Problem description: Give back only the lines from the one that contains "Give me the Plotly source for this chart." through the one that contains "sep_y1 = [159.5, 129.5, 123.5, 102.8, 90.6, 86.6]", word for word and without images.

Data rows:
* * *
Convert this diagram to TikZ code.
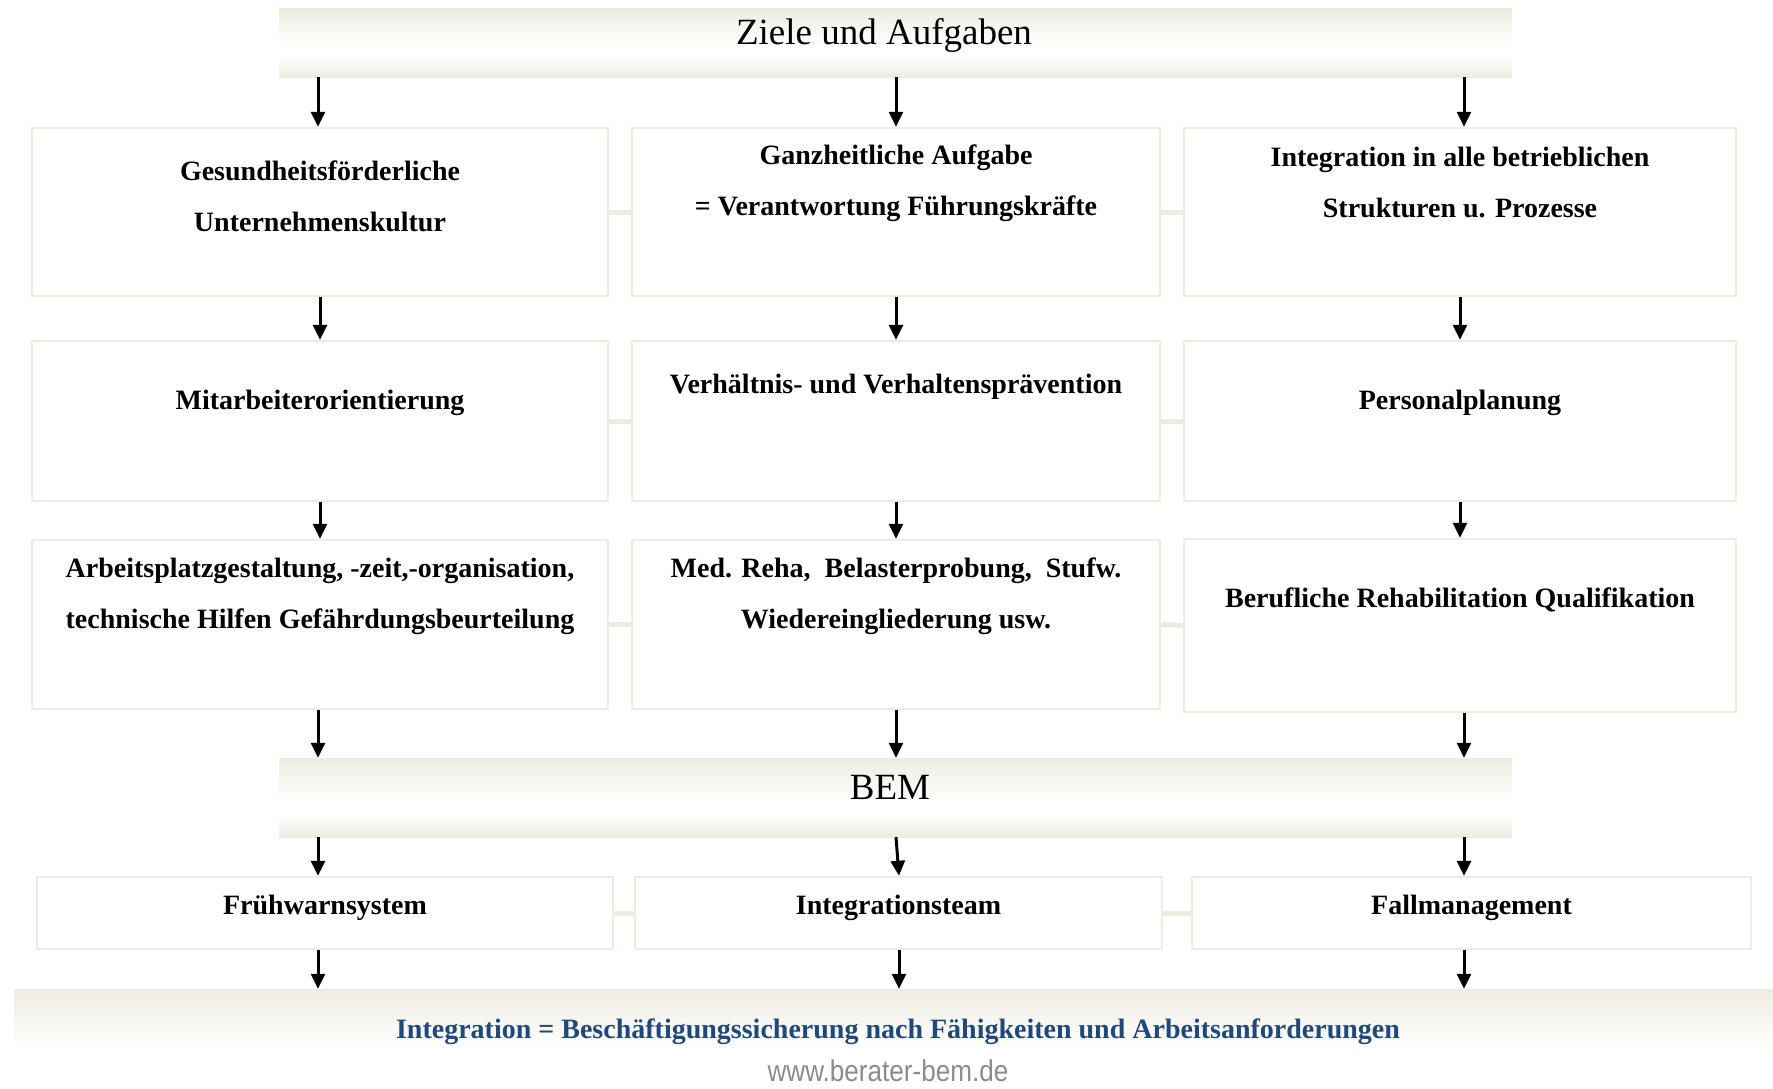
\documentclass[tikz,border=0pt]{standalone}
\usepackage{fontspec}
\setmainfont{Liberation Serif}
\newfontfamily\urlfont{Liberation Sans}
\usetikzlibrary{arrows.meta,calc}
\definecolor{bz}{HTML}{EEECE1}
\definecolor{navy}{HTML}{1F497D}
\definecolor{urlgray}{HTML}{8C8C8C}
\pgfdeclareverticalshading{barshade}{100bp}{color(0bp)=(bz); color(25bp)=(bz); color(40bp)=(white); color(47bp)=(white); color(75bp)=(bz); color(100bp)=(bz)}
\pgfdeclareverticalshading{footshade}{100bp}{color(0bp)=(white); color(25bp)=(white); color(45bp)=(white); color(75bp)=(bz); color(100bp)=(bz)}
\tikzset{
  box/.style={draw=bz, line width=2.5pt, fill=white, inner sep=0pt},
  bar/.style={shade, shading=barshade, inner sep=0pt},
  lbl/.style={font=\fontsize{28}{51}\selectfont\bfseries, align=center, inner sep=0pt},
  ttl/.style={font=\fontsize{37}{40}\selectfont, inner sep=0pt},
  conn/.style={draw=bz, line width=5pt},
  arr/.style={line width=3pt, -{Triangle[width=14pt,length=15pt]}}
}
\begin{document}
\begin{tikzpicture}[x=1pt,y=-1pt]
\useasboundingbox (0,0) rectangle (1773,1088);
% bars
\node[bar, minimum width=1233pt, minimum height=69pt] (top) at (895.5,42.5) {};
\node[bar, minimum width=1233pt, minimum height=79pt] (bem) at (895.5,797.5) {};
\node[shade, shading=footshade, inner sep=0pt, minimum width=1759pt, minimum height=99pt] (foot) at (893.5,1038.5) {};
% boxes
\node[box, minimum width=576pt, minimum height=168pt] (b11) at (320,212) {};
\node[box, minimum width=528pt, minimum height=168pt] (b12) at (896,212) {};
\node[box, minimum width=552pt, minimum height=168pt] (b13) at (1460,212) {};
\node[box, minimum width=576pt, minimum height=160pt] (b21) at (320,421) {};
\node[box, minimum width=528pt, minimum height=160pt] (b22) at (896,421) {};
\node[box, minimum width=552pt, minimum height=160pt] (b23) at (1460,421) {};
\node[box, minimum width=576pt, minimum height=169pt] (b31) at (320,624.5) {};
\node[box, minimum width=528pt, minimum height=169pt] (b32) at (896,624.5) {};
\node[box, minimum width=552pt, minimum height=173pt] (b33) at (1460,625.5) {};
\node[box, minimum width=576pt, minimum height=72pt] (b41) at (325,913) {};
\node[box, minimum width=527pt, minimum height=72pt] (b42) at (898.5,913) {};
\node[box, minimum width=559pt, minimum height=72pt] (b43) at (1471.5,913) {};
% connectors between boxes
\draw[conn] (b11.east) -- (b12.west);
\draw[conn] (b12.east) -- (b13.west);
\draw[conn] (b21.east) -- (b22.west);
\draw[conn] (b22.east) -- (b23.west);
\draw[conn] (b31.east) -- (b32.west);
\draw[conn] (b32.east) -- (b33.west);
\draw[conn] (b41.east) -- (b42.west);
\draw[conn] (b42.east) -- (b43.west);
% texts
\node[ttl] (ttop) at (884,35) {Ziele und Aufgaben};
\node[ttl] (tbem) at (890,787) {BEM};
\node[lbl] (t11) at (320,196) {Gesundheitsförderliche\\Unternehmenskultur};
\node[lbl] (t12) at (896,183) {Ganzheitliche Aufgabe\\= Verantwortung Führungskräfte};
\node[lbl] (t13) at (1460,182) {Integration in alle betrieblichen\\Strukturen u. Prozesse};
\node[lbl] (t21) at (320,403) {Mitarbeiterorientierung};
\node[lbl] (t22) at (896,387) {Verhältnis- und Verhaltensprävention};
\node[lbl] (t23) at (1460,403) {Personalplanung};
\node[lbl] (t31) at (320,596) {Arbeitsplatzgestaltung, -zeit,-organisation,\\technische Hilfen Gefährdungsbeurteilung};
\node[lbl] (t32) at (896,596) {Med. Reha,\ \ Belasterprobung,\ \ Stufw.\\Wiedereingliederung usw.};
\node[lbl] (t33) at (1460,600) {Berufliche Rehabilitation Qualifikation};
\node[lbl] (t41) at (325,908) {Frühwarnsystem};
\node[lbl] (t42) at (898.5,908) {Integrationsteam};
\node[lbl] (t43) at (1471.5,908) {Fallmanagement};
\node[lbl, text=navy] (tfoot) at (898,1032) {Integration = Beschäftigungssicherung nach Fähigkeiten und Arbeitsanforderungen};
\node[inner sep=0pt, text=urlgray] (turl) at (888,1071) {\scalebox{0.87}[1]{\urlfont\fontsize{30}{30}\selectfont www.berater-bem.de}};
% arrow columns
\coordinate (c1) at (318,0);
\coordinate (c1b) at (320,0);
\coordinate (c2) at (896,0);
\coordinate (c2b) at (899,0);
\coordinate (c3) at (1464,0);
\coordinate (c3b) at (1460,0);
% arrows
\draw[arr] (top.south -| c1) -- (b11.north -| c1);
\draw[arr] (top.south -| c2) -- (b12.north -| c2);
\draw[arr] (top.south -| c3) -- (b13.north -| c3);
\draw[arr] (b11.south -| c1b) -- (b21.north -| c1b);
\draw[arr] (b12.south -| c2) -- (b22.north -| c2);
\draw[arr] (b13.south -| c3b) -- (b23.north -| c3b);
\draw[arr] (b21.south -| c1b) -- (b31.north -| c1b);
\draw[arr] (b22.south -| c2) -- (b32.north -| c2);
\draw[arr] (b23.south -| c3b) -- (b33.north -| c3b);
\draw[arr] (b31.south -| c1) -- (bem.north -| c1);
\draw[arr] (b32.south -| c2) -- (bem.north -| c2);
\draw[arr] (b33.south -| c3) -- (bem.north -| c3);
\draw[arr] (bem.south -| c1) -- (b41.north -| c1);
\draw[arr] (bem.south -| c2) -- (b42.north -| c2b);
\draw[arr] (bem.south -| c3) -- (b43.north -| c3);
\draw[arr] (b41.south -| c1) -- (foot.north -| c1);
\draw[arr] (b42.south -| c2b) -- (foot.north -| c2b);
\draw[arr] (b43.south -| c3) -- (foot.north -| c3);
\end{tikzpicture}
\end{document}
* * *
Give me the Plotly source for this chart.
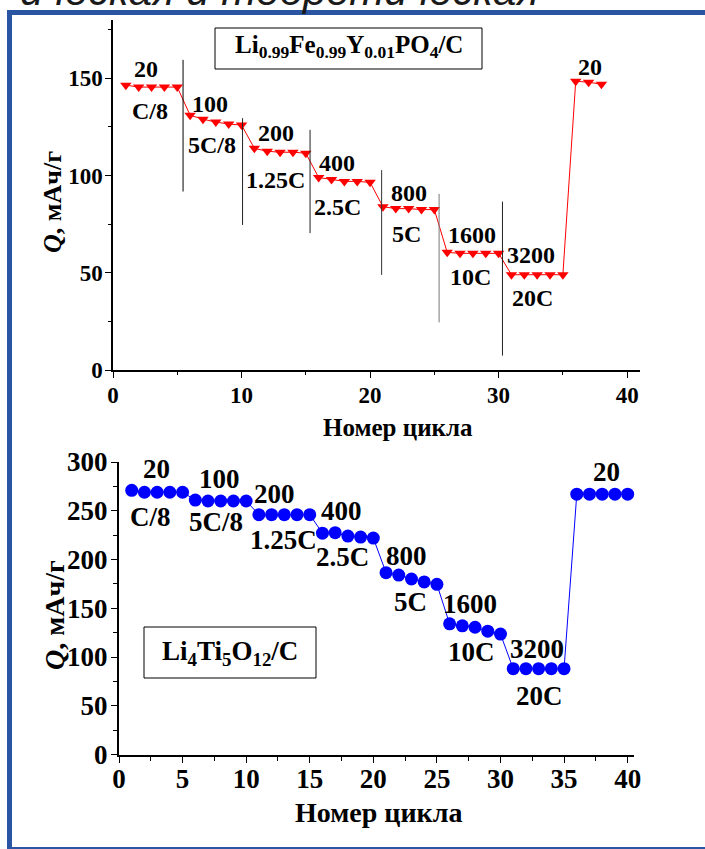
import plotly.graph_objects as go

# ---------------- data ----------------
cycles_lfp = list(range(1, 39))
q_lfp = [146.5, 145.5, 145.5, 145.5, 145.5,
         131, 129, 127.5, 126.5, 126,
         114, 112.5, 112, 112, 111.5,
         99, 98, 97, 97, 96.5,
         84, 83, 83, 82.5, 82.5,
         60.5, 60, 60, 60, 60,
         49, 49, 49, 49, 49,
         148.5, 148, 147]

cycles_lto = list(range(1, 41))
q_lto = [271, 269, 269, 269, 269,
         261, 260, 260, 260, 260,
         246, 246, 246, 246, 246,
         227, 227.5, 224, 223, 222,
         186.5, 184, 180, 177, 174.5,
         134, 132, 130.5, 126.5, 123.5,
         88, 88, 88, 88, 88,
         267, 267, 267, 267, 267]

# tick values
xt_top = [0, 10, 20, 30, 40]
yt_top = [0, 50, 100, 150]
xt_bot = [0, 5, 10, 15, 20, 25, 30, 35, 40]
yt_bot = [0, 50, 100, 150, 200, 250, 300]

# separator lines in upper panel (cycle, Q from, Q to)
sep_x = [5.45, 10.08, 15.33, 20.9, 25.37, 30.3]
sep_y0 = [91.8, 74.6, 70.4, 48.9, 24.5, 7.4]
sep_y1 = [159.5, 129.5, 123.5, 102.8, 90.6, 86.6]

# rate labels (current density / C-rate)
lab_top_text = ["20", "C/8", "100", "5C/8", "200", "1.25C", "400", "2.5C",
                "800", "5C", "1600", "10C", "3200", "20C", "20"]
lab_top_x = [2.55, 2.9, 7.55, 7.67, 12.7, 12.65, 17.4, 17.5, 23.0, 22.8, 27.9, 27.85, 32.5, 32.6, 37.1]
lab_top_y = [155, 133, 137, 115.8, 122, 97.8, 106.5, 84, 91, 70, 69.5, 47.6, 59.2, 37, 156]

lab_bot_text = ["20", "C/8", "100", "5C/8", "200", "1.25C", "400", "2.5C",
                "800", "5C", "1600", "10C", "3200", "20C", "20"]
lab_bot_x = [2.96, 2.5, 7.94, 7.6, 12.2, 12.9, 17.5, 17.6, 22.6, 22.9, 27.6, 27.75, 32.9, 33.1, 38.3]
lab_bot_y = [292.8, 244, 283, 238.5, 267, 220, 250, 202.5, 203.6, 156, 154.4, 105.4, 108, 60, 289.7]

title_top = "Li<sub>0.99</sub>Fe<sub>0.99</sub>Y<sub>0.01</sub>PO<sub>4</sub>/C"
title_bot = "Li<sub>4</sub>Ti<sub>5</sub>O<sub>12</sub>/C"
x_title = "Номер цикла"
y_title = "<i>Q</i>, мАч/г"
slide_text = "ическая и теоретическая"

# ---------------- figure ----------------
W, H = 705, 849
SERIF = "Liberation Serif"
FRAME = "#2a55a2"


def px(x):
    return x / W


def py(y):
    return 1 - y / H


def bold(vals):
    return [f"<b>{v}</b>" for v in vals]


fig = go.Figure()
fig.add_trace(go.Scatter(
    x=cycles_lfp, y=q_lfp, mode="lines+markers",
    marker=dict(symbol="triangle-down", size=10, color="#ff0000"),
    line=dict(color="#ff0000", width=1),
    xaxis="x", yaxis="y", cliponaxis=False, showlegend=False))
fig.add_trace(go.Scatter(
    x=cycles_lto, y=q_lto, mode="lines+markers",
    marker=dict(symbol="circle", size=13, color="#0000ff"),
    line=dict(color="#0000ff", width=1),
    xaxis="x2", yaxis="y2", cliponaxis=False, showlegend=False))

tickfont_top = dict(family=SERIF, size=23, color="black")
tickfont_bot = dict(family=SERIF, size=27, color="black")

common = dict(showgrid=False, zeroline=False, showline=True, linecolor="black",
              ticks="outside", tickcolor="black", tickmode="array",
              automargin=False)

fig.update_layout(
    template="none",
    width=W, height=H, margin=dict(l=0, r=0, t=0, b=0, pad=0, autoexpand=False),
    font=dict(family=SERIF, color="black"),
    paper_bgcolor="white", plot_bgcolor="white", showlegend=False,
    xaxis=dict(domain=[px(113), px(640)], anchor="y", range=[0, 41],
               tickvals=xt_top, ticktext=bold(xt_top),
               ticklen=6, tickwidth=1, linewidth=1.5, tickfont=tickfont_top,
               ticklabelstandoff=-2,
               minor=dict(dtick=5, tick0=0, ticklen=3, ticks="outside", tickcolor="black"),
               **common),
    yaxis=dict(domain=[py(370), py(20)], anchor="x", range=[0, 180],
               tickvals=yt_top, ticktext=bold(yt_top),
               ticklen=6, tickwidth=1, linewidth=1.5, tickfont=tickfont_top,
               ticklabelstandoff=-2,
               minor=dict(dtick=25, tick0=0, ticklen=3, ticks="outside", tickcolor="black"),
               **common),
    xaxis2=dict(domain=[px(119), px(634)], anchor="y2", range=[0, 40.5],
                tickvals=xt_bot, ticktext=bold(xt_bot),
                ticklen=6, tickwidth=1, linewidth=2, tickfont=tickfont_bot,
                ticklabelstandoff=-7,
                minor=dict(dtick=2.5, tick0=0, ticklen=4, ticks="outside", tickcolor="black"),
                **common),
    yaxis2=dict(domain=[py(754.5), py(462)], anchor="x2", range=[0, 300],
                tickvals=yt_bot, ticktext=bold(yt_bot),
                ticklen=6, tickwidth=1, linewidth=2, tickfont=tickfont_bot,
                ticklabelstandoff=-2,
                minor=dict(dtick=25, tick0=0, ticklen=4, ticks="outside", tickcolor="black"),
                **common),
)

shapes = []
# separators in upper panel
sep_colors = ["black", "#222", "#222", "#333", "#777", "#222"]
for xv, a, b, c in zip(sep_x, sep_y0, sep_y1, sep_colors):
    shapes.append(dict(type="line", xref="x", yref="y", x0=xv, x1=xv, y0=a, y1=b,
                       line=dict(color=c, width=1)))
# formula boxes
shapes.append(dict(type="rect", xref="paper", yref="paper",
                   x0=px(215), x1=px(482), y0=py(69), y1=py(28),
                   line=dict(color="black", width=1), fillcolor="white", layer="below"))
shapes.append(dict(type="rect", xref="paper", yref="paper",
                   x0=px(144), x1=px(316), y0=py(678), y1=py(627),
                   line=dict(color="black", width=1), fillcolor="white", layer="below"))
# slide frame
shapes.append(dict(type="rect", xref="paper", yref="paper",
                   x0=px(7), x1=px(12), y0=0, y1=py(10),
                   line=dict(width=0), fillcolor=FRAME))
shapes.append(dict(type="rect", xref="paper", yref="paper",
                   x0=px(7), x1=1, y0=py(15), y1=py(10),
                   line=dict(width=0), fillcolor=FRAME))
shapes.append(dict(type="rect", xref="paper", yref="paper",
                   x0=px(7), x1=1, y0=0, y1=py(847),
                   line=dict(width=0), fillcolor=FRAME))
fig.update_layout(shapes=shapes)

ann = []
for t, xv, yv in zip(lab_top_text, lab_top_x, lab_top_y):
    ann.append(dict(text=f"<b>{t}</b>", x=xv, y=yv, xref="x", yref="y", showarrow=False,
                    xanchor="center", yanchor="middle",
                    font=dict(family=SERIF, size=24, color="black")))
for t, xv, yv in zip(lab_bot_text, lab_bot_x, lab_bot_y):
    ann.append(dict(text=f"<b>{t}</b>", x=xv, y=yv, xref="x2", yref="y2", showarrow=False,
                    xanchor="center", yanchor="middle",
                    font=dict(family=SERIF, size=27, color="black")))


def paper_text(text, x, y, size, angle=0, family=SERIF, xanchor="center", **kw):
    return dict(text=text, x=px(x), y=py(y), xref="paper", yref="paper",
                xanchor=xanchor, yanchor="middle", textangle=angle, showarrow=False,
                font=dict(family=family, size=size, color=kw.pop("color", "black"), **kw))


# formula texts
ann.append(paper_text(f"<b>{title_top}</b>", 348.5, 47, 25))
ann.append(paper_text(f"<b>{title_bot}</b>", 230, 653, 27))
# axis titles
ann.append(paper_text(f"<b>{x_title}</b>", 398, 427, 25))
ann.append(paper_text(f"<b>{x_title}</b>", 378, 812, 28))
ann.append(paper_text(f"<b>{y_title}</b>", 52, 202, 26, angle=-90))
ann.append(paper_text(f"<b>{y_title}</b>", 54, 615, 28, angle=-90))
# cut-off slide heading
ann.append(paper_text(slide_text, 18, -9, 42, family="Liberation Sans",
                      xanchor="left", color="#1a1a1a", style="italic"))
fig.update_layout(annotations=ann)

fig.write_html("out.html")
* * *
The completed task:
Give me the Plotly source for this chart.
import plotly.graph_objects as go

# ---------------- data ----------------
cycles_lfp = list(range(1, 39))
q_lfp = [146.5, 145.5, 145.5, 145.5, 145.5,
         131, 129, 127.5, 126.5, 126,
         114, 112.5, 112, 112, 111.5,
         99, 98, 97, 97, 96.5,
         84, 83, 83, 82.5, 82.5,
         60.5, 60, 60, 60, 60,
         49, 49, 49, 49, 49,
         148.5, 148, 147]

cycles_lto = list(range(1, 41))
q_lto = [271, 269, 269, 269, 269,
         261, 260, 260, 260, 260,
         246, 246, 246, 246, 246,
         227, 227.5, 224, 223, 222,
         186.5, 184, 180, 177, 174.5,
         134, 132, 130.5, 126.5, 123.5,
         88, 88, 88, 88, 88,
         267, 267, 267, 267, 267]

# tick values
xt_top = [0, 10, 20, 30, 40]
yt_top = [0, 50, 100, 150]
xt_bot = [0, 5, 10, 15, 20, 25, 30, 35, 40]
yt_bot = [0, 50, 100, 150, 200, 250, 300]

# separator lines in upper panel (cycle, Q from, Q to)
sep_x = [5.45, 10.08, 15.33, 20.9, 25.37, 30.3]
sep_y0 = [91.8, 74.6, 70.4, 48.9, 24.5, 7.4]
sep_y1 = [159.5, 129.5, 123.5, 102.8, 90.6, 86.6]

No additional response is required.